Комаров написал записку жене, взял рюкзак и отправился на вокзал к шестичасовому поезду. Анна Ильинична убрала комнату Комаровых, потом решила пойти на рынок за молоком. Раздался звонок. Вошел Румянцев. Художник объяснил, что был в железнодорожном клубе на вечере, оставался танцевать, а после добирался до дому пешком. Румянцев продрог, руки его дрожали, он никак не мог вставить ключ в замочную скважину. По его словам, переходя по доске через канаву, он поскользнулся и упал: на брюках, перчатках, полах шубы остались следы красновато-желтой глины.
Когда Румянцев переоделся, Анна Ильинична напоила его горячим чаем, взяла одежду, отмыла грязь. Уходя на рынок, она слышала, как художник еще ворочался на кровати и что-то бормотал…

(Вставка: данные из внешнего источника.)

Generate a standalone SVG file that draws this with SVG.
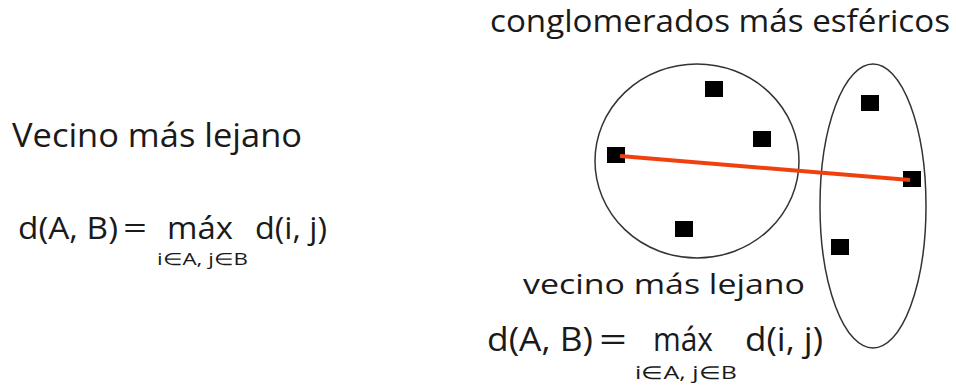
<svg xmlns="http://www.w3.org/2000/svg" width="956" height="386" viewBox="0 0 956 386">
<style>
.t{font-family:"Open Sans","Noto Sans","Liberation Sans",sans-serif;fill:#1a1a1a}
.pt{fill:#000}
.cl{fill:none;stroke:#333;stroke-width:1.5}
</style>
<rect width="956" height="386" fill="#fff"/>
<g id="title-left">
<text class="t" x="12" y="147" font-size="33" textLength="290" lengthAdjust="spacingAndGlyphs">Vecino más lejano</text>
</g>
<g id="formula-left">
<text class="t" x="18" y="239" font-size="31" textLength="100" lengthAdjust="spacingAndGlyphs">d(A, B)</text>
<text class="t" x="123" y="239" font-size="31" textLength="24" lengthAdjust="spacingAndGlyphs">=</text>
<text class="t" x="167" y="239" font-size="31" textLength="66" lengthAdjust="spacingAndGlyphs">máx</text>
<text class="t" x="255" y="239" font-size="31" textLength="72" lengthAdjust="spacingAndGlyphs">d(i, j)</text>
<text class="t" x="157" y="265" font-size="17" textLength="91" lengthAdjust="spacingAndGlyphs">i∈A, j∈B</text>
</g>
<g id="title-right">
<text class="t" x="490" y="32" font-size="31" textLength="460" lengthAdjust="spacingAndGlyphs">conglomerados más esféricos</text>
</g>
<g id="cluster-A">
<ellipse class="cl" cx="697" cy="161" rx="102" ry="97"/>
<rect class="pt" x="705" y="81" width="18" height="16"/>
<rect class="pt" x="753" y="131" width="18" height="16"/>
<rect class="pt" x="607" y="147" width="18" height="16"/>
<rect class="pt" x="675" y="221" width="18" height="16"/>
</g>
<g id="cluster-B">
<ellipse class="cl" cx="873" cy="206" rx="53" ry="142"/>
<rect class="pt" x="861" y="95" width="18" height="16"/>
<rect class="pt" x="903" y="171" width="18" height="16"/>
<rect class="pt" x="831" y="239" width="18" height="16"/>
</g>
<g id="connectors">
<line x1="620" y1="156" x2="910" y2="180" stroke="#f0400f" stroke-width="4"/>
</g>
<g id="label-bottom">
<text class="t" x="523" y="294" font-size="28" textLength="282" lengthAdjust="spacingAndGlyphs">vecino más lejano</text>
</g>
<g id="formula-bottom">
<text class="t" x="487" y="351" font-size="32" textLength="106" lengthAdjust="spacingAndGlyphs">d(A, B)</text>
<text class="t" x="599" y="351" font-size="32" textLength="28" lengthAdjust="spacingAndGlyphs">=</text>
<text class="t" x="653" y="351" font-size="32" textLength="60" lengthAdjust="spacingAndGlyphs">máx</text>
<text class="t" x="745" y="351" font-size="32" textLength="78" lengthAdjust="spacingAndGlyphs">d(i, j)</text>
<text class="t" x="635" y="379" font-size="18" textLength="102" lengthAdjust="spacingAndGlyphs">i∈A, j∈B</text>
</g>
</svg>
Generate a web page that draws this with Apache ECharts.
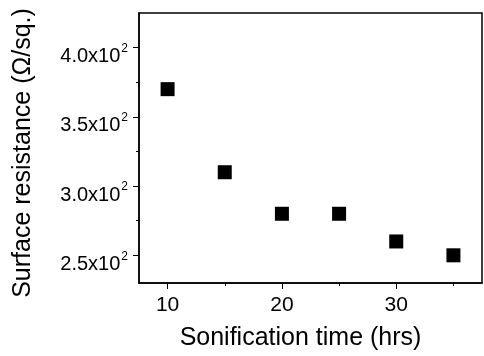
<!DOCTYPE html>
<html>
<head>
<meta charset="utf-8">
<script src="https://cdn.jsdelivr.net/npm/echarts@6/dist/echarts.min.js"></script>
<style>
  html, body { margin: 0; padding: 0; background: #fff; }
  #chart { width: 484px; height: 356px; }
</style>
</head>
<body>
<div id="chart"></div>
<script>
// values
var hours = [10, 15, 20, 25, 30, 35];
var resistance = [370, 310, 280, 280, 260, 250];
var xMajor = [10, 20, 30];
var xMinor = [15, 25, 35];
var yMajor = [250, 300, 350, 400];
var yMinor = [275, 325, 375];

var font = 'Liberation Sans';
var chart = echarts.init(document.getElementById('chart'));

// y labels like 4.0x10^2
function sciLabel(v) {
    return '{a|' + (v / 100).toFixed(1) + 'x10}{s|2}';
}

var axisLine = { show: true, onZero: false, lineStyle: { color: '#000', width: 1.5 } };

var option = {
    animation: false,
    grid: { left: 139, right: 2, top: 13, bottom: 67, show: true, borderColor: '#000', borderWidth: 1.5 },
    xAxis: [{
        type: 'value', min: 7.5, max: 37.5,
        name: 'Sonification time (hrs)', nameLocation: 'middle', nameGap: 43,
        nameTextStyle: { fontFamily: font, fontSize: 25, color: '#000', padding: [0, 20, 0, 0] },
        axisLine: axisLine,
        axisTick: { show: true, length: 6, customValues: xMajor, lineStyle: { color: '#000' } },
        axisLabel: { customValues: xMajor, fontFamily: font, fontSize: 21, color: '#000', margin: 12 },
        splitLine: { show: false }
    }, {
        type: 'value', min: 7.5, max: 37.5, position: 'bottom',
        axisLine: { show: false },
        axisTick: { show: true, length: 3, customValues: xMinor, lineStyle: { color: '#000' } },
        axisLabel: { show: false },
        splitLine: { show: false }
    }],
    yAxis: [{
        type: 'value', min: 230, max: 425,
        name: 'Surface resistance (\u03A9/sq.)', nameLocation: 'middle', nameGap: 103,
        nameTextStyle: { fontFamily: font, fontSize: 25, color: '#000', padding: [0, 10, 0, 0] },
        axisLine: axisLine,
        axisTick: { show: true, length: 6, customValues: yMajor, lineStyle: { color: '#000' } },
        axisLabel: {
            customValues: yMajor, formatter: sciLabel, margin: 11, padding: [14, 0, 0, 0],
            rich: {
                a: { fontFamily: font, fontSize: 20, color: '#000', lineHeight: 24, verticalAlign: 'bottom' },
                s: { fontFamily: font, fontSize: 12, color: '#000', lineHeight: 24, verticalAlign: 'top', padding: [0, 0, 10, 1] }
            }
        },
        splitLine: { show: false }
    }, {
        type: 'value', min: 230, max: 425, position: 'left',
        axisLine: { show: false },
        axisTick: { show: true, length: 3, customValues: yMinor, lineStyle: { color: '#000' } },
        axisLabel: { show: false },
        splitLine: { show: false }
    }],
    series: [{
        type: 'scatter',
        data: hours.map(function (h, i) { return [h, resistance[i]]; }),
        symbol: 'rect', symbolSize: 14,
        itemStyle: { color: '#000', opacity: 1 }
    }]
};
chart.setOption(option);
</script>
</body>
</html>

Анна Ильинична уже давно опекала своих молодых соседей: стирала им, иногда готовила, покупала продукты. Как было до женитьбы Комарова, так и теперь оставалось.
Шестого декабря вечером на квартиру Комаровых пришла с сынишкой Катя Новикова – подруга Ольги по заводу, живущая на соседней улице. Заядлая лыжница, Катя купила своему пятилетнему Юре лыжи. И часто мать с сыном, в белых свитерах и шапочках, скользили по улочкам Покровского-Стрешнева, вызывая улыбки прохожих.
Катя, член редколлегии «Конструктора», сказала, что позавчера вечером Оля забегала к ней, оставила очередной номер газеты. Сегодня они собирались вместе вывесить ее, но Оля почему-то на работу не явилась. Что с ней? Уж не заболела ли?
Анна Ильинична, любившая Ольгу, всполошилась: наверное, заболела и осталась у тетки. Вот беда!